A revelação da CIA não é uma novidade, mas ao trazer à luz a verdade escondida e negada, revolve-se uma chaga não cicatrizada no coração dos brasileiros. 

Os jovens destemidos que foram para a Guerrilha do Araguaia para trazer de volta a liberdade para o Brasil não foram mortos em combate, em sua maioria, mas assassinados depois de presos. Diversos deles eram do Partido Comunista do Brasil e para lá foram, largando família, profissão, tranquilidade, para não largar os ideais de uma Pátria livre da tirania. Outros eram moradores locais que também foram trucidados. 

No mesmo período, com a autorização do general Geisel, uma organização que não se confrontou com a ditadura, que era o Partido Comunista Brasileiro, teve diversos de seus dirigentes mortos sumariamente.

No episódio conhecido como Chacina da Lapa, houve assassinatos frios. Dos que lá estavam só restam vivos eu, o Aldo Arantes e o Wladimir Pomar. 

Todos sabíamos que na casa não havia armas, nossa defesa estava na clandestinidade absoluta. O elemento que fez a delação premiada sabia disso. A casa foi cercada completamente, não havia qualquer chance de fuga para os que lá estavam. Invadir a casa e prender todos, ou dar um ultimato para que se rendessem, seria comportamento normal a ser seguido, se a orientação fosse a de prender a direção do PCdoB. Mas a decisão era de matar, liquidar. Como agora a CIA confirma. 

E assim foram mortos Pedro Pomar e Ângelo Arroio, debaixo de uma saraivada de balas.

E o general Dilermando Monteiro ainda teve o desplante de dizer “fomos enganados”, posto que o delator havia informado que João Amazonas, o principal artífice do Araguaia, lá estaria, pois era o que o traidor imaginava. Mas o Amazonas, na última hora, por decisão nossa, viajara. Assim estão as feridas maltratadas, não cicatrizadas. Mas há ainda fatos mais obscuros.

No primeiro semestre de 1968, o Rio de Janeiro quase foi palco de um dos maiores atos terroristas do mundo, o famoso caso Para-Sar, pelo qual o brigadeiro João Paulo Burnier, deu ordens a um subordinado seu para explodir o Gasômetro de São Cristóvão, em hora de grande movimento, para matar cerca de 100.000 pessoas e jogar a culpa nos comunistas. Semelhante barbaridade não se consumou porque o subordinado era uma pessoa de caráter ilibado e responsabilidade com seu povo e sua Pátria, o capitão Sérgio de Carvalho, conhecido como Sérgio Macaco, que se rebelou, não cumpriu a ordem e a denunciou. 
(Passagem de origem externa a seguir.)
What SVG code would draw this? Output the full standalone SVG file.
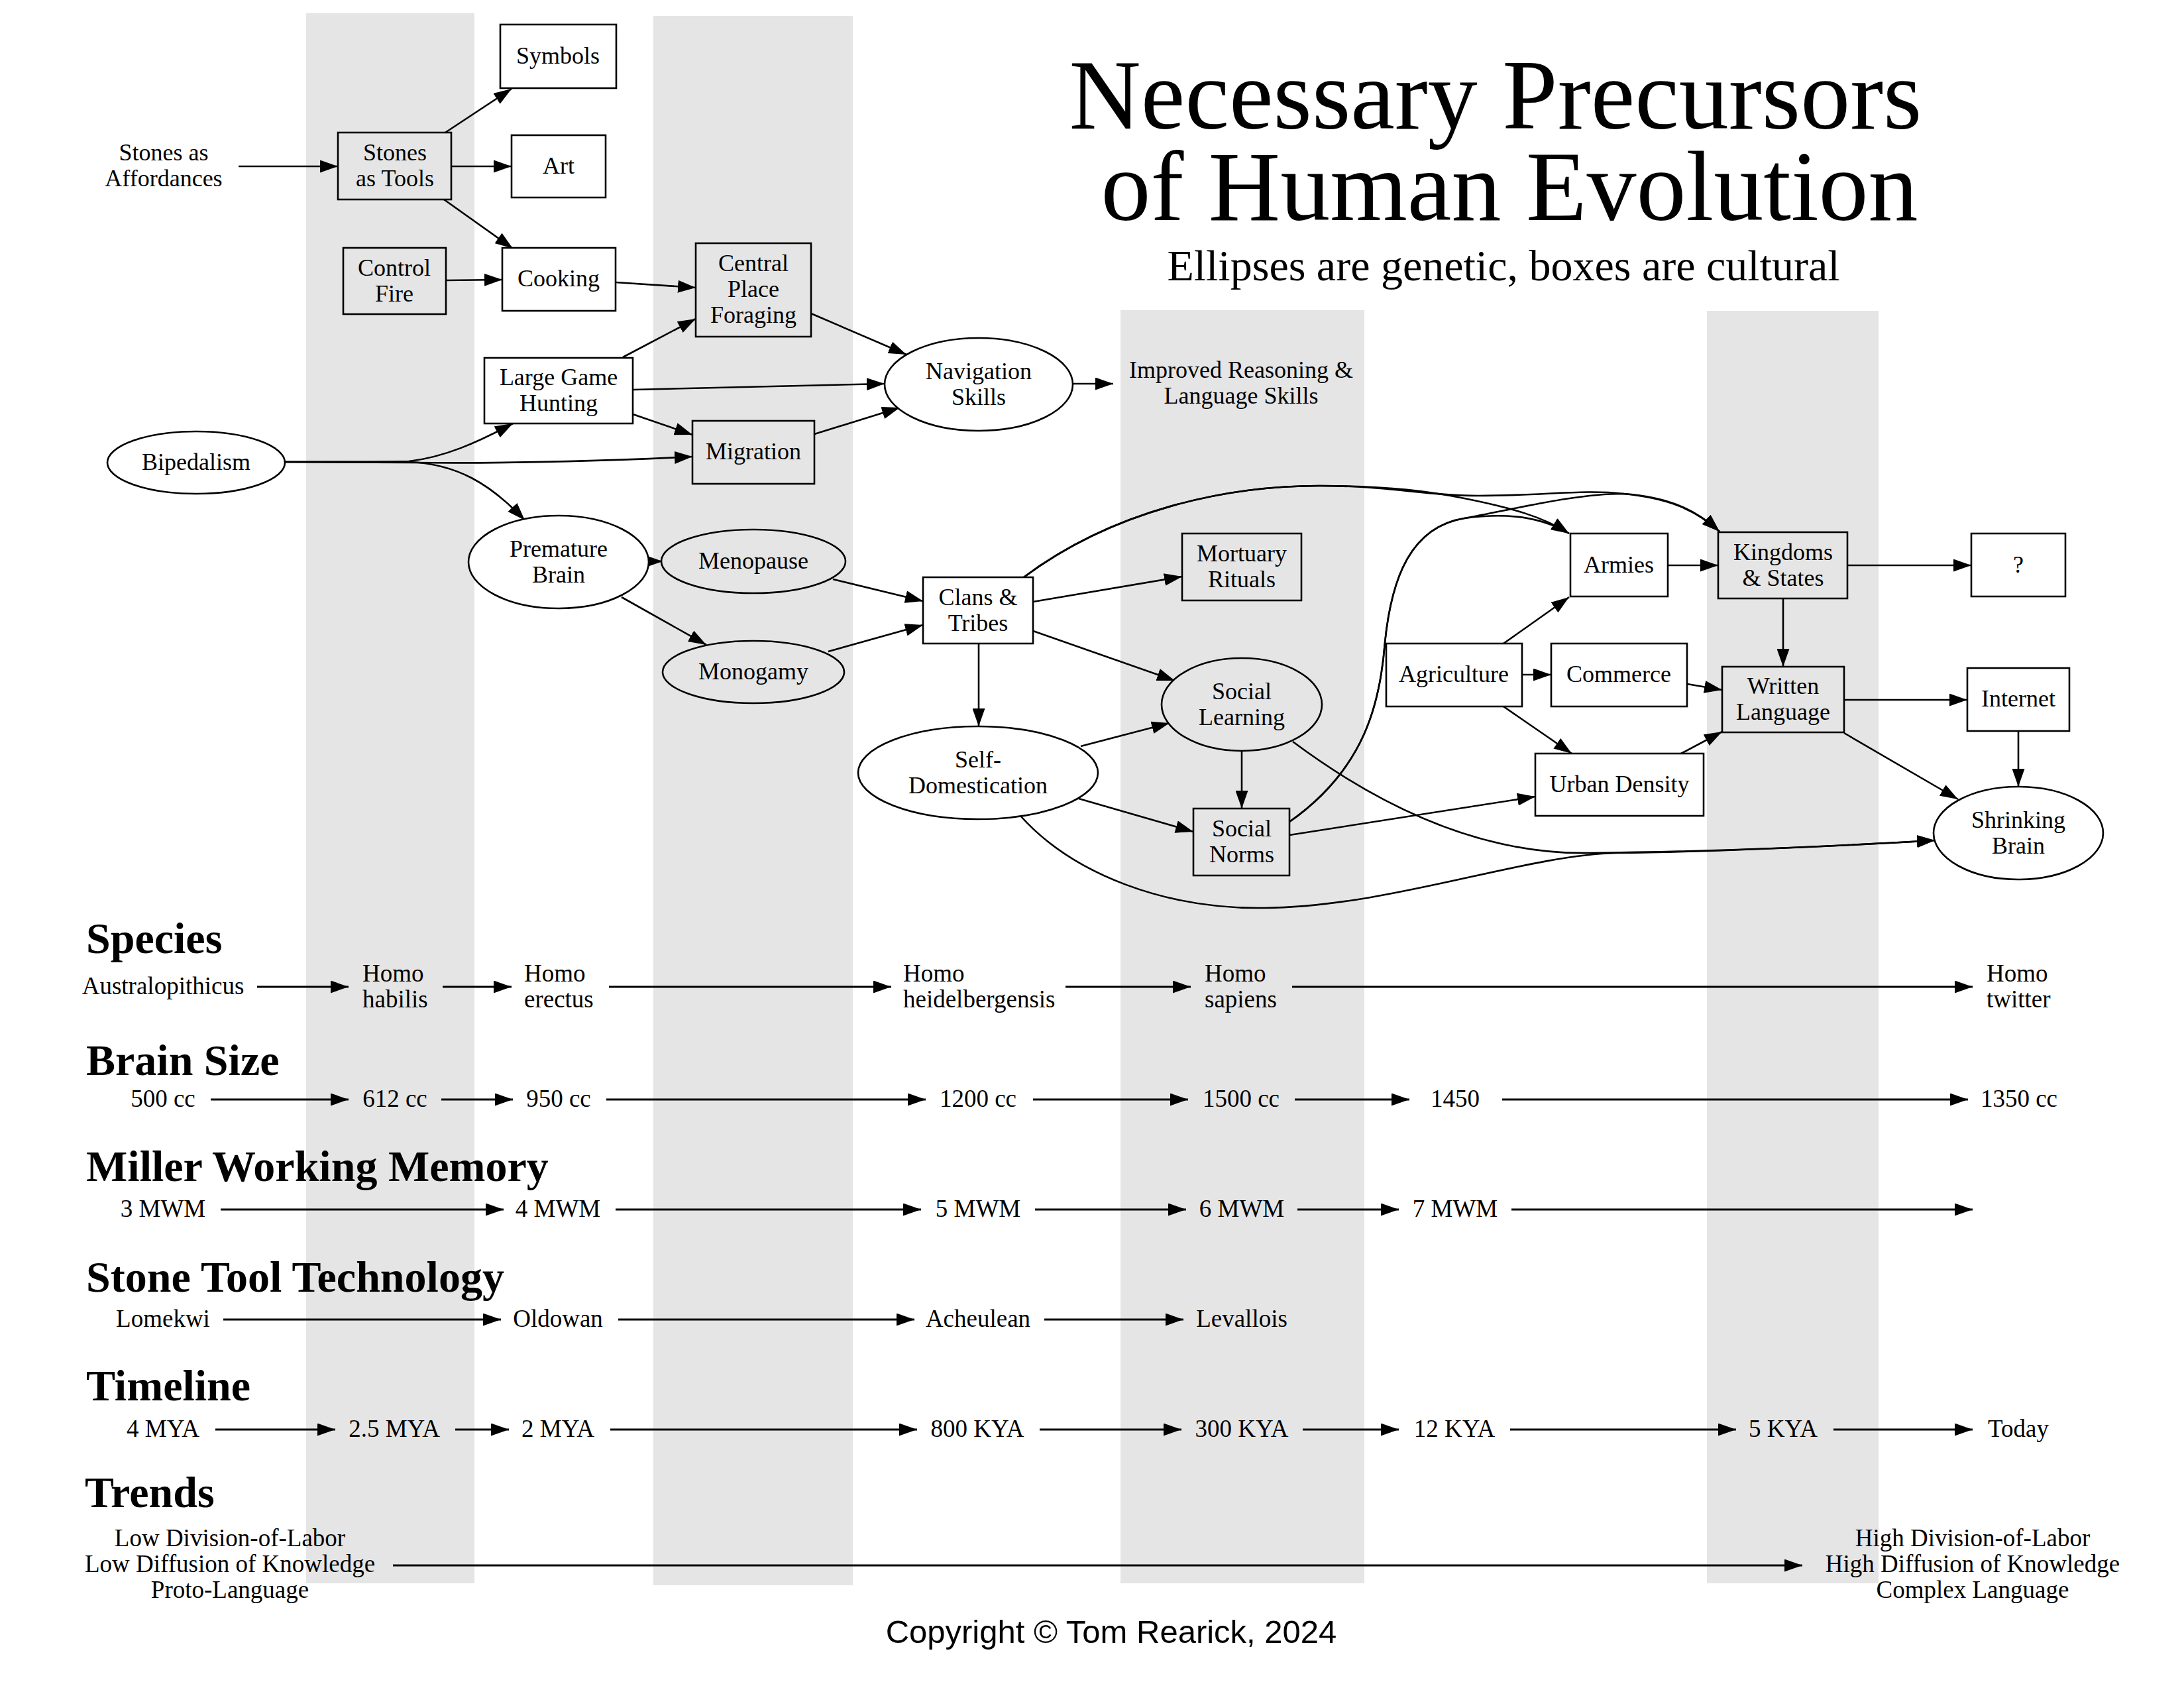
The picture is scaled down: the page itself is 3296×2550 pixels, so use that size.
<svg xmlns="http://www.w3.org/2000/svg" width="3296" height="2550" viewBox="0 0 3296 2550">
<style>
.bg{fill:#fff}
.band{fill:#e5e5e5}
.n{fill:#fff;stroke:#000;stroke-width:2.6}
.g{fill:#e5e5e5;stroke:#000;stroke-width:2.6}
.t{font-family:"Liberation Serif","Times New Roman",serif;font-size:36px;text-anchor:middle;fill:#000}
.rt{font-family:"Liberation Serif","Times New Roman",serif;font-size:37px;text-anchor:middle;fill:#000}
.rl{font-family:"Liberation Serif","Times New Roman",serif;font-size:37px;text-anchor:start;fill:#000}
.h{font-family:"Liberation Serif","Times New Roman",serif;font-size:66px;font-weight:bold;fill:#000}
.title{font-family:"Liberation Serif","Times New Roman",serif;font-size:150px;text-anchor:middle;fill:#000}
.sub{font-family:"Liberation Serif","Times New Roman",serif;font-size:66px;text-anchor:middle;fill:#000}
.copy{font-family:"Liberation Sans",Arial,sans-serif;font-size:49px;text-anchor:middle;fill:#000}
.e{fill:none;stroke:#000;stroke-width:2.6;marker-end:url(#ah)}
.r{fill:none;stroke:#000;stroke-width:3.2;marker-end:url(#ah)}
</style>
<defs>
<marker id="ah" markerUnits="userSpaceOnUse" viewBox="0 0 27 19" markerWidth="27" markerHeight="19" refX="27" refY="9.5" orient="auto">
<path d="M0,0 L27,9.5 L0,19 z" fill="#000"/>
</marker>
</defs>
<rect class="bg" x="0" y="0" width="3296" height="2550"/>
<g id="bands">
<rect class="band" x="462" y="20" width="254" height="2369"/>
<rect class="band" x="986" y="24" width="301" height="2368"/>
<rect class="band" x="1691" y="468" width="368" height="1921"/>
<rect class="band" x="2576" y="469" width="259" height="1920"/>
</g>
<g id="title">
<text class="title" x="2257" y="194">Necessary Precursors</text>
<text class="title" x="2278" y="332">of Human Evolution</text>
<text class="sub" x="2269" y="423">Ellipses are genetic, boxes are cultural</text>
</g>
<g id="connectors">
<path class="e" d="M360,251 L510,251"/>
<path class="e" d="M672,200 L772,134"/>
<path class="e" d="M681,251 L772,251"/>
<path class="e" d="M670,301 L774,375"/>
<path class="e" d="M673,423 L758,422"/>
<path class="e" d="M929,426 L1050,434"/>
<path class="e" d="M940,539 L1050,481"/>
<path class="e" d="M955,588 L1335,579"/>
<path class="e" d="M955,625 L1045,656"/>
<path class="e" d="M429,697 C520,697 580,697 617,696 C670,690 720,668 774,639"/>
<path class="e" d="M429,697 C520,697 580,698 620,698 C780,700 950,694 1045,689"/>
<path class="e" d="M429,697 C520,697 580,697 617,697 C690,700 740,730 792,785"/>
<path class="e" d="M1224,473 L1368,535"/>
<path class="e" d="M1229,655 L1358,615"/>
<path class="e" d="M1619,579 L1680,579"/>
<path class="e" d="M978,847 L1000,847"/>
<path class="e" d="M938,901 L1066,973"/>
<path class="e" d="M1257,874 L1393,907"/>
<path class="e" d="M1250,983 L1393,943"/>
<path class="e" d="M1477,971 L1477,1096"/>
<path class="e" d="M1559,908 L1784,870"/>
<path class="e" d="M1559,952 L1773,1027"/>
<path class="e" d="M1545,871 C1680,770 1850,733 1991,733 C2100,733 2160,742 2210,752 C2280,766 2330,780 2368,805"/>
<path class="e" d="M1545,871 C1680,770 1850,733 1991,733 C2100,733 2150,748 2230,748 C2330,748 2390,738 2450,745 C2520,752 2560,770 2595,802"/>
<path class="e" d="M1946,1240 C2060,1160 2083,1060 2090,970 C2100,870 2130,795 2210,782 C2280,772 2330,782 2368,805"/>
<path class="e" d="M1946,1240 C2060,1160 2083,1060 2090,970 C2100,870 2130,795 2210,782 C2300,765 2380,745 2450,745 C2520,750 2560,770 2595,802"/>
<path class="e" d="M1631,1126 L1765,1091"/>
<path class="e" d="M1628,1205 L1801,1255"/>
<path class="e" d="M1874,1133 L1874,1220"/>
<path class="e" d="M1946,1260 L2317,1202"/>
<path class="e" d="M1951,1119 C2100,1230 2250,1290 2400,1287 C2600,1285 2800,1275 2920,1268"/>
<path class="e" d="M1540,1231 C1620,1320 1760,1372 1908,1370 C2100,1368 2300,1290 2440,1287 C2600,1285 2800,1275 2920,1268"/>
<path class="e" d="M2269,971 L2368,901"/>
<path class="e" d="M2297,1018 L2341,1018"/>
<path class="e" d="M2269,1066 L2372,1137"/>
<path class="e" d="M2517,853 L2593,853"/>
<path class="e" d="M2788,853 L2975,853"/>
<path class="e" d="M2691,903 L2691,1006"/>
<path class="e" d="M2546,1032 L2599,1041"/>
<path class="e" d="M2537,1137 L2599,1104"/>
<path class="e" d="M2783,1056 L2969,1056"/>
<path class="e" d="M2783,1106 L2955,1206"/>
<path class="e" d="M3046,1103 L3046,1187"/>
<!-- species row -->
<path class="r" d="M388,1489 L526,1489"/>
<path class="r" d="M668,1489 L772,1489"/>
<path class="r" d="M919,1489 L1345,1489"/>
<path class="r" d="M1608,1489 L1797,1489"/>
<path class="r" d="M1950,1489 L2977,1489"/>
<!-- brain row -->
<path class="r" d="M318,1659 L526,1659"/>
<path class="r" d="M666,1659 L774,1659"/>
<path class="r" d="M915,1659 L1397,1659"/>
<path class="r" d="M1559,1659 L1793,1659"/>
<path class="r" d="M1954,1659 L2127,1659"/>
<path class="r" d="M2267,1659 L2970,1659"/>
<!-- MWM row -->
<path class="r" d="M333,1825 L760,1825"/>
<path class="r" d="M929,1825 L1390,1825"/>
<path class="r" d="M1562,1825 L1790,1825"/>
<path class="r" d="M1958,1825 L2111,1825"/>
<path class="r" d="M2281,1825 L2977,1825"/>
<!-- stone row -->
<path class="r" d="M337,1991 L756,1991"/>
<path class="r" d="M933,1991 L1380,1991"/>
<path class="r" d="M1576,1991 L1786,1991"/>
<!-- timeline row -->
<path class="r" d="M325,2157 L506,2157"/>
<path class="r" d="M687,2157 L768,2157"/>
<path class="r" d="M921,2157 L1384,2157"/>
<path class="r" d="M1569,2157 L1783,2157"/>
<path class="r" d="M1966,2157 L2111,2157"/>
<path class="r" d="M2279,2157 L2620,2157"/>
<path class="r" d="M2767,2157 L2977,2157"/>
<!-- trends -->
<path class="r" d="M593,2362 L2720,2362"/>
</g>
<g id="stones_aff"><text class="t" x="247" y="241.5">Stones as<tspan x="247" dy="39">Affordances</tspan></text></g>
<g id="stones_tools"><rect class="g" x="510" y="200" width="171" height="101"/><text class="t" x="596" y="241.5">Stones<tspan x="596" dy="39">as Tools</tspan></text></g>
<g id="symbols"><rect class="n" x="755" y="37" width="175" height="96"/><text class="t" x="842" y="96">Symbols</text></g>
<g id="art"><rect class="n" x="772" y="204" width="142" height="94"/><text class="t" x="843" y="262">Art</text></g>
<g id="control_fire"><rect class="g" x="518" y="374" width="155" height="100"/><text class="t" x="595" y="415.5">Control<tspan x="595" dy="39">Fire</tspan></text></g>
<g id="cooking"><rect class="n" x="758" y="374" width="171" height="95"/><text class="t" x="843" y="432">Cooking</text></g>
<g id="central"><rect class="g" x="1050" y="367" width="174" height="141"/><text class="t" x="1137" y="409">Central<tspan x="1137" dy="39">Place</tspan><tspan x="1137" dy="39">Foraging</tspan></text></g>
<g id="large_game"><rect class="n" x="731" y="540" width="224" height="99"/><text class="t" x="843" y="580.5">Large Game<tspan x="843" dy="39">Hunting</tspan></text></g>
<g id="migration"><rect class="g" x="1045" y="635" width="184" height="95"/><text class="t" x="1137" y="693">Migration</text></g>
<g id="navigation"><ellipse class="n" cx="1477" cy="580" rx="142" ry="70"/><text class="t" x="1477" y="571.5">Navigation<tspan x="1477" dy="39">Skills</tspan></text></g>
<g id="improved"><text class="t" x="1873" y="569.5">Improved Reasoning &amp;<tspan x="1873" dy="39">Language Skills</tspan></text></g>
<g id="bipedalism"><ellipse class="n" cx="296" cy="698" rx="134" ry="47"/><text class="t" x="296" y="709">Bipedalism</text></g>
<g id="premature"><ellipse class="n" cx="843" cy="848" rx="136" ry="70"/><text class="t" x="843" y="839.5">Premature<tspan x="843" dy="39">Brain</tspan></text></g>
<g id="menopause"><ellipse class="g" cx="1137" cy="847" rx="139" ry="48"/><text class="t" x="1137" y="858">Menopause</text></g>
<g id="monogamy"><ellipse class="g" cx="1137" cy="1014" rx="137" ry="47"/><text class="t" x="1137" y="1025">Monogamy</text></g>
<g id="clans"><rect class="n" x="1393" y="871" width="166" height="100"/><text class="t" x="1476" y="912.5">Clans &amp;<tspan x="1476" dy="39">Tribes</tspan></text></g>
<g id="mortuary"><rect class="g" x="1784" y="805" width="180" height="101"/><text class="t" x="1874" y="846.5">Mortuary<tspan x="1874" dy="39">Rituals</tspan></text></g>
<g id="social_learning"><ellipse class="g" cx="1874" cy="1063" rx="121" ry="70"/><text class="t" x="1874" y="1054.5">Social<tspan x="1874" dy="39">Learning</tspan></text></g>
<g id="self_domestication"><ellipse class="n" cx="1476" cy="1166" rx="181" ry="70"/><text class="t" x="1476" y="1157.5">Self-<tspan x="1476" dy="39">Domestication</tspan></text></g>
<g id="social_norms"><rect class="g" x="1801" y="1220" width="145" height="101"/><text class="t" x="1874" y="1261.5">Social<tspan x="1874" dy="39">Norms</tspan></text></g>
<g id="agriculture"><rect class="n" x="2092" y="971" width="205" height="95"/><text class="t" x="2194" y="1029">Agriculture</text></g>
<g id="commerce"><rect class="n" x="2341" y="971" width="205" height="95"/><text class="t" x="2443" y="1029">Commerce</text></g>
<g id="armies"><rect class="n" x="2370" y="805" width="147" height="95"/><text class="t" x="2443" y="864">Armies</text></g>
<g id="kingdoms"><rect class="g" x="2593" y="803" width="195" height="100"/><text class="t" x="2691" y="844.5">Kingdoms<tspan x="2691" dy="39">&amp; States</tspan></text></g>
<g id="question"><rect class="n" x="2975" y="805" width="142" height="95"/><text class="t" x="3046" y="864">?</text></g>
<g id="written"><rect class="g" x="2599" y="1006" width="184" height="99"/><text class="t" x="2691" y="1046.5">Written<tspan x="2691" dy="39">Language</tspan></text></g>
<g id="internet"><rect class="n" x="2969" y="1008" width="154" height="95"/><text class="t" x="3046" y="1066">Internet</text></g>
<g id="urban"><rect class="n" x="2317" y="1137" width="254" height="94"/><text class="t" x="2444" y="1195">Urban Density</text></g>
<g id="shrinking"><ellipse class="n" cx="3046" cy="1257" rx="128" ry="70"/><text class="t" x="3046" y="1248.5">Shrinking<tspan x="3046" dy="39">Brain</tspan></text></g>
<g id="headers">
<text class="h" x="130" y="1438">Species</text>
<text class="h" x="130" y="1622">Brain Size</text>
<text class="h" x="130" y="1782">Miller Working Memory</text>
<text class="h" x="130" y="1949">Stone Tool Technology</text>
<text class="h" x="130" y="2113">Timeline</text>
<text class="h" x="128" y="2274">Trends</text>
</g>
<g id="species_row">
<text class="rt" x="246" y="1500">Australopithicus</text>
<text class="rl" x="547" y="1480.5">Homo<tspan x="547" dy="39">habilis</tspan></text>
<text class="rl" x="791" y="1480.5">Homo<tspan x="791" dy="39">erectus</tspan></text>
<text class="rl" x="1363" y="1480.5">Homo<tspan x="1363" dy="39">heidelbergensis</tspan></text>
<text class="rl" x="1818" y="1480.5">Homo<tspan x="1818" dy="39">sapiens</tspan></text>
<text class="rl" x="2998" y="1480.5">Homo<tspan x="2998" dy="39">twitter</tspan></text>
</g>
<g id="brain_row">
<text class="rt" x="246" y="1670">500 cc</text>
<text class="rt" x="596" y="1670">612 cc</text>
<text class="rt" x="843" y="1670">950 cc</text>
<text class="rt" x="1476" y="1670">1200 cc</text>
<text class="rt" x="1873" y="1670">1500 cc</text>
<text class="rt" x="2196" y="1670">1450</text>
<text class="rt" x="3047" y="1670">1350 cc</text>
</g>
<g id="mwm_row">
<text class="rt" x="246" y="1836">3 MWM</text>
<text class="rt" x="842" y="1836">4 MWM</text>
<text class="rt" x="1476" y="1836">5 MWM</text>
<text class="rt" x="1874" y="1836">6 MWM</text>
<text class="rt" x="2196" y="1836">7 MWM</text>
</g>
<g id="stone_row">
<text class="rt" x="246" y="2002">Lomekwi</text>
<text class="rt" x="842" y="2002">Oldowan</text>
<text class="rt" x="1476" y="2002">Acheulean</text>
<text class="rt" x="1874" y="2002">Levallois</text>
</g>
<g id="timeline_row">
<text class="rt" x="246" y="2168">4 MYA</text>
<text class="rt" x="595" y="2168">2.5 MYA</text>
<text class="rt" x="842" y="2168">2 MYA</text>
<text class="rt" x="1475" y="2168">800 KYA</text>
<text class="rt" x="1874" y="2168">300 KYA</text>
<text class="rt" x="2195" y="2168">12 KYA</text>
<text class="rt" x="2691" y="2168">5 KYA</text>
<text class="rt" x="3046" y="2168">Today</text>
</g>
<g id="trends_row">
<text class="rt" x="347" y="2333">Low Division-of-Labor<tspan x="347" dy="39">Low Diffusion of Knowledge</tspan><tspan x="347" dy="39">Proto-Language</tspan></text>
<text class="rt" x="2977" y="2333">High Division-of-Labor<tspan x="2977" dy="39">High Diffusion of Knowledge</tspan><tspan x="2977" dy="39">Complex Language</tspan></text>
</g>
<text class="copy" x="1677" y="2479">Copyright © Tom Rearick, 2024</text>
</svg>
Anos depois, entre 20 e 22 de janeiro de 1971, o ex-deputado Rubens Paiva é morto no Rio de Janeiro, esclarecendo-se depois ter sido liquidado sob tortura em dependências da Aeronáutica, onde pontificava o brigadeiro Burnier.  

Em 10 de junho de 1971, cerca de 4 meses após a morte de Rubens Paiva, é morto no Rio, sob tortura, Stuart Angel Jones, um jovem de 25 anos, em dependências da Aeronáutica, onde mandava o brigadeiro Burnier.

Agora bem, dois meses depois da morte de Rubens Paiva e dois meses antes da morte de Stuart Angel, também no Rio de Janeiro, em 14 de junho de 1971, desaparece Anísio Teixeira, o maior educador brasileiro, aquele que levantou entre nós em primeiro lugar e com mais força a bandeira da educação pública, universal e gratuita. Procurado por Abgar Renault, da Academia Brasileira de Letras, o general Syzeno Sarmento, então comandante do I Exército, tranquilizouo dizendo-lhe que Anísio Teixeira estava prestando esclarecimentos em dependências da Aeronáutica e logo seria liberado. O educador apareceu morto no fosso de um elevador. Notícia de origem nunca esclarecida divulgou que ele ali caíra e morrera. 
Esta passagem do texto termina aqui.